**Material provided:**
— start —

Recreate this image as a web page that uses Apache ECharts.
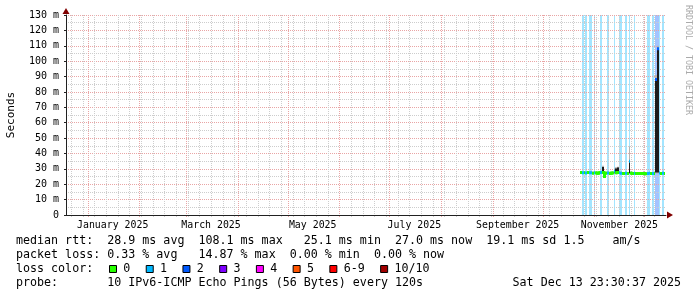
<!DOCTYPE html>
<html><head><meta charset="utf-8">
<script src="https://cdn.jsdelivr.net/npm/echarts@6/dist/echarts.min.js"></script>
<style>html,body{margin:0;padding:0;background:#fff}#c{width:697px;height:297px}</style>
</head><body><div id="c"></div>
<script>
// ---------- data ----------
const END_TIME = '2025-12-13T23:30:37Z';
const SPAN_DAYS = 360;
const Y_MAX = 130;
const yTickLabels = ['0','10 m','20 m','30 m','40 m','50 m','60 m','70 m','80 m','90 m','100 m','110 m','120 m','130 m'];
const monthStarts = ['2025-01-01','2025-02-01','2025-03-01','2025-04-01','2025-05-01','2025-06-01','2025-07-01','2025-08-01','2025-09-01','2025-10-01','2025-11-01','2025-12-01'];
const xLabelDates = ['2025-01-16','2025-03-16','2025-05-16','2025-07-16','2025-09-16','2025-11-16'];
const xLabels = ['January 2025','March 2025','May 2025','July 2025','September 2025','November 2025'];
const firstWeek = '2024-12-22';
const firstSample = '2025-10-24';

const median = [27.6,27.4,27.5,27.3,27.6,27.4,27.5,27.2,27.4,27.3,
  27.1,27.4,27.6,27.6,25.1,27.2,27.3,27.0,27.1,27.3,
  28.4,27.5,27.7,27.5,27.2,27.0,26.9,27.1,27.0,35.0,
  27.2,27.0,27.1,26.9,27.0,26.9,27.0,26.9,27.0,26.8,
  27.0,27.1,26.9,27.0,26.9,88.0,108.1,27.3,26.9,27.1,27.0];
const loss = [0,1,0,1,0,1,1,0,1,0,
  0,0,1,0,0,0,1,0,0,0,
  1,0,0,1,1,0,0,1,0,1,
  0,0,1,0,0,0,0,0,0,0,
  1,1,0,1,0,2,2,1,0,1,0];
const smokeMin = [26.9,26.7,26.8,26.6,26.9,26.7,26.8,26.5,26.7,26.6,
  26.4,26.7,26.9,26.8,24.6,26.5,26.6,26.3,26.4,26.6,
  26.9,27.0,27.0,26.8,26.5,26.3,26.2,26.4,26.3,26.8,
  26.5,26.3,26.4,26.2,26.3,26.2,26.3,26.2,26.3,26.1,
  26.3,26.4,26.2,26.3,26.2,27.0,27.0,26.6,26.2,26.4,26.3];
const smokeMax = [28.6,28.4,28.5,28.3,28.6,28.4,28.5,28.2,28.4,28.3,
  28.1,28.4,28.6,32.0,27.6,28.2,28.3,28.0,28.1,28.3,
  30.2,31.0,31.4,28.5,28.2,28.0,27.9,28.1,28.0,44.5,
  28.2,28.0,28.1,27.9,28.0,27.9,28.0,27.9,28.0,27.8,
  28.0,28.1,27.9,28.0,27.9,91.0,110.0,28.3,27.9,28.1,28.0];
const smokeInnerLo = [27.3,27.1,27.2,27.0,27.3,27.1,27.2,26.9,27.1,27.0,
  26.8,27.1,27.3,27.3,24.9,26.9,27.0,26.7,26.8,27.0,
  27.2,27.4,27.5,27.2,26.9,26.7,26.6,26.8,26.7,27.2,
  26.9,26.7,26.8,26.6,26.7,26.6,26.7,26.6,26.7,26.5,
  26.7,26.8,26.6,26.7,26.6,27.6,27.6,27.0,26.6,26.8,26.7];
const smokeInnerHi = [28.0,27.8,27.9,27.7,28.0,27.8,27.9,27.6,27.8,27.7,
  27.5,27.8,28.0,31.2,26.8,27.6,27.7,27.4,27.5,27.7,
  29.0,30.2,30.8,27.9,27.6,27.4,27.3,27.5,27.4,35.0,
  27.6,27.4,27.5,27.3,27.4,27.3,27.4,27.3,27.4,27.2,
  27.4,27.5,27.3,27.4,27.3,88.5,108.6,27.7,27.3,27.5,27.4];

const lossLabels = ['0','1','2','3','4','5','6-9','10/10'];
const lossColors = ['#26ff00','#00b8ff','#0059ff','#7e00ff','#ff00ff','#ff5500','#ff0000','#a10000'];
const lossBg = ['rgba(0,0,0,0)','rgba(0,184,255,0.36)','rgba(0,89,255,0.36)','rgba(126,0,255,0.36)','rgba(255,0,255,0.36)','rgba(255,85,0,0.36)','rgba(255,0,0,0.36)','rgba(161,0,0,0.36)'];
const legendLines = [
  'median rtt:  28.9 ms avg  108.1 ms max   25.1 ms min  27.0 ms now  19.1 ms sd 1.5    am/s',
  'packet loss: 0.33 % avg   14.87 % max  0.00 % min  0.00 % now',
  'loss color:',
  'probe:       10 IPv6-ICMP Echo Pings (56 Bytes) every 120s'
];
const stampText = 'Sat Dec 13 23:30:37 2025';
const yName = 'Seconds';
const watermark = 'RRDTOOL / TOBI OETIKER';

// ---------- build ----------
const DAY = 86400000, HALF = DAY / 2;
const MONO = '"DejaVu Sans Mono", monospace';
const END = Date.parse(END_TIME);
const START = END - SPAN_DAYS * DAY;
const ts = s => Date.parse(s + 'T00:00:00Z');
const monthTicks = monthStarts.map(ts);
const labelTicks = xLabelDates.map(ts);
const weekTicks = [];
for (let t = ts(firstWeek); t <= END; t += 7 * DAY) weekTicks.push(t);
const gridRows = weekTicks.map(t => [t, 0, 0]).concat(monthTicks.map(t => [t, 0, 1]));
const t0 = ts(firstSample);
const table = median.map((m, i) => [t0 + i * DAY, m, loss[i], smokeMin[i], smokeMax[i], smokeInnerLo[i], smokeInnerHi[i],
  i > 0 ? median[i - 1] : m, i > 0 ? loss[i - 1] : -1]);

const GRID_GREY = '#cdcdcd', GRID_PINK = '#e9a5a5', AXIS = '#212121', ARROW = '#800000';

function colX(api, t) {
  return [Math.round(api.coord([t - HALF, 0])[0]), Math.round(api.coord([t + HALF, 0])[0])];
}
function gridItem(params, api) {
  const t = api.value(0), kind = api.value(2);
  const x = Math.round(api.coord([t, 0])[0]) + 0.5;
  const yTop = api.coord([t, Y_MAX])[1], yBot = api.coord([t, 0])[1];
  const c = kind ? GRID_PINK : GRID_GREY;
  return {type: 'group', children: [
    {type: 'line', shape: {x1: x, y1: yTop, x2: x, y2: yBot}, style: {stroke: c, lineWidth: 1, lineDash: [1, 1]}},
    {type: 'line', shape: {x1: x, y1: yBot, x2: x, y2: yBot + 2}, style: {stroke: c, lineWidth: 1}}
  ]};
}
function stripeItem(params, api) {
  const t = api.value(0), l = api.value(2);
  const [xl, xr] = colX(api, t);
  const top = api.coord([t, Y_MAX])[1], bot = api.coord([t, 0])[1];
  return {type: 'rect', shape: {x: xl, y: top, width: xr - xl, height: bot - top}, style: {fill: lossBg[l]}};
}
function smokeItem(params, api) {
  const t = api.value(0);
  const [xl, xr] = colX(api, t);
  const o1 = api.coord([t, api.value(3)])[1], o2 = api.coord([t, api.value(4)])[1];
  const i1 = api.coord([t, api.value(5)])[1], i2 = api.coord([t, api.value(6)])[1];
  return {type: 'group', children: [
    {type: 'rect', shape: {x: xl, y: o2, width: xr - xl, height: o1 - o2}, style: {fill: '#b4b4b4'}},
    {type: 'rect', shape: {x: xl, y: i2, width: xr - xl, height: i1 - i2}, style: {fill: '#1c1c1c'}}
  ]};
}
function medianItem(params, api) {
  const t = api.value(0), m = api.value(1), l = api.value(2), pm = api.value(7), pl = api.value(8);
  const [xl, xr] = colX(api, t);
  const y = api.coord([t, m])[1];
  const kids = [{type: 'line', shape: {x1: xl, y1: y, x2: xr, y2: y}, style: {stroke: lossColors[l], lineWidth: 3}}];
  if (l === 0 && pl === 0) {
    const py = api.coord([t, pm])[1];
    const up = py < y ? -1.5 : 1.5;
    kids.push({type: 'line', shape: {x1: xl, y1: py + up, x2: xl, y2: y - up}, style: {stroke: lossColors[0], lineWidth: 2}});
  }
  return {type: 'group', children: kids};
}

// legend graphics
const rowY = [241, 255, 269, 283];
const graphics = [];
const txt = (x, y, s, align) => ({type: 'text', x: x, y: y,
  style: {text: s, fill: '#000', fontFamily: MONO, fontSize: 11.67, align: align, verticalAlign: 'middle'}});
legendLines.forEach((s, k) => graphics.push(txt(16, rowY[k], s, 'left')));
graphics.push(txt(681, rowY[3], stampText, 'right'));
let bx = 109;
const CW = 7.025;
lossLabels.forEach((lab, k) => {
  graphics.push({type: 'rect', shape: {x: bx + 0.5, y: 265.5, width: 7, height: 7}, style: {fill: lossColors[k], stroke: '#000', lineWidth: 1}});
  const lx = bx + 14.3;
  graphics.push(txt(lx, rowY[2], lab, 'left'));
  bx = lx + lab.length * CW + 15.4;
});
graphics.push({type: 'text', x: 688, y: 5, rotation: -Math.PI / 2,
  style: {text: watermark, fill: '#aaaaaa', fontFamily: MONO, fontSize: 8.3, align: 'left', verticalAlign: 'middle'}});

const baseX = {type: 'value', gridIndex: 0, position: 'bottom', min: START, max: END, z: 1,
  axisLabel: {show: false}, axisLine: {show: false, onZero: false}, axisTick: {show: false}, splitLine: {show: false}};

const option = {
  animation: false,
  backgroundColor: '#fff',
  grid: {left: 66, top: 15, width: 600, height: 200, containLabel: false, outerBoundsMode: 'none'},
  xAxis: [
    Object.assign({}, baseX, {
      axisLine: {show: true, onZero: false, lineStyle: {color: AXIS, width: 1}}
    }),
    Object.assign({}, baseX, {
      axisLine: {show: true, onZero: false, symbol: ['none', 'triangle'], symbolSize: [7, 6], symbolOffset: [0, 4],
        lineStyle: {color: ARROW, width: 0}},
      axisLabel: {show: true, customValues: labelTicks, margin: 5, color: '#000', fontFamily: MONO, fontSize: 9.9,
        hideOverlap: false, formatter: v => { const k = labelTicks.indexOf(+v); return k >= 0 ? xLabels[k] : ''; }}
    })
  ],
  yAxis: [
    {type: 'value', min: 0, max: Y_MAX, interval: 10, position: 'left', z: 1,
      name: yName, nameLocation: 'middle', nameGap: 49, nameRotate: 90,
      nameTextStyle: {fontFamily: MONO, fontSize: 11, color: '#000'},
      axisLine: {show: true, onZero: false, lineStyle: {color: AXIS, width: 1}},
      axisTick: {show: true, length: 2, lineStyle: {color: AXIS}},
      axisLabel: {margin: 7, color: '#000', fontFamily: MONO, fontSize: 10,
        formatter: (v) => yTickLabels[Math.round(v / 10)]},
      splitLine: {show: true, lineStyle: {color: GRID_PINK, type: [1, 1], width: 1}},
      minorTick: {show: false, splitNumber: 2},
      minorSplitLine: {show: true, lineStyle: {color: GRID_GREY, type: [1, 1], width: 1}}
    },
    {type: 'value', min: 0, max: Y_MAX, position: 'left', offset: 0, z: 1,
      axisLine: {show: true, onZero: false, symbol: ['none', 'triangle'], symbolSize: [7, 6], symbolOffset: [0, 4],
        lineStyle: {color: ARROW, width: 0}},
      axisTick: {show: false}, axisLabel: {show: false}, splitLine: {show: false}}
  ],
  graphic: graphics,
  series: [
    {type: 'custom', name: 'loss', z: 0, xAxisIndex: 0, yAxisIndex: 0, renderItem: stripeItem,
      encode: {x: 0, y: 1}, data: table.filter(r => r[2] > 0), silent: true},
    {type: 'custom', name: 'vgrid', z: 1, xAxisIndex: 0, yAxisIndex: 0, renderItem: gridItem,
      encode: {x: 0, y: 1}, data: gridRows, silent: true},
    {type: 'custom', name: 'smoke', z: 2, xAxisIndex: 0, yAxisIndex: 0, renderItem: smokeItem,
      encode: {x: 0, y: 1}, data: table, silent: true},
    {type: 'custom', name: 'median', z: 3, xAxisIndex: 0, yAxisIndex: 0, renderItem: medianItem,
      encode: {x: 0, y: 1}, data: table, silent: true}
  ]
};
const chart = echarts.init(document.getElementById('c'), null, {renderer: 'canvas'});
chart.setOption(option);
</script></body></html>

— end —

**Problem:**
Everything from the top line of the data down to and including the line with "const firstSample = '2025-10-24';" is to be copied, except the pictures.

**Solution:**
Recreate this image as a web page that uses Apache ECharts.
<!DOCTYPE html>
<html><head><meta charset="utf-8">
<script src="https://cdn.jsdelivr.net/npm/echarts@6/dist/echarts.min.js"></script>
<style>html,body{margin:0;padding:0;background:#fff}#c{width:697px;height:297px}</style>
</head><body><div id="c"></div>
<script>
// ---------- data ----------
const END_TIME = '2025-12-13T23:30:37Z';
const SPAN_DAYS = 360;
const Y_MAX = 130;
const yTickLabels = ['0','10 m','20 m','30 m','40 m','50 m','60 m','70 m','80 m','90 m','100 m','110 m','120 m','130 m'];
const monthStarts = ['2025-01-01','2025-02-01','2025-03-01','2025-04-01','2025-05-01','2025-06-01','2025-07-01','2025-08-01','2025-09-01','2025-10-01','2025-11-01','2025-12-01'];
const xLabelDates = ['2025-01-16','2025-03-16','2025-05-16','2025-07-16','2025-09-16','2025-11-16'];
const xLabels = ['January 2025','March 2025','May 2025','July 2025','September 2025','November 2025'];
const firstWeek = '2024-12-22';
const firstSample = '2025-10-24';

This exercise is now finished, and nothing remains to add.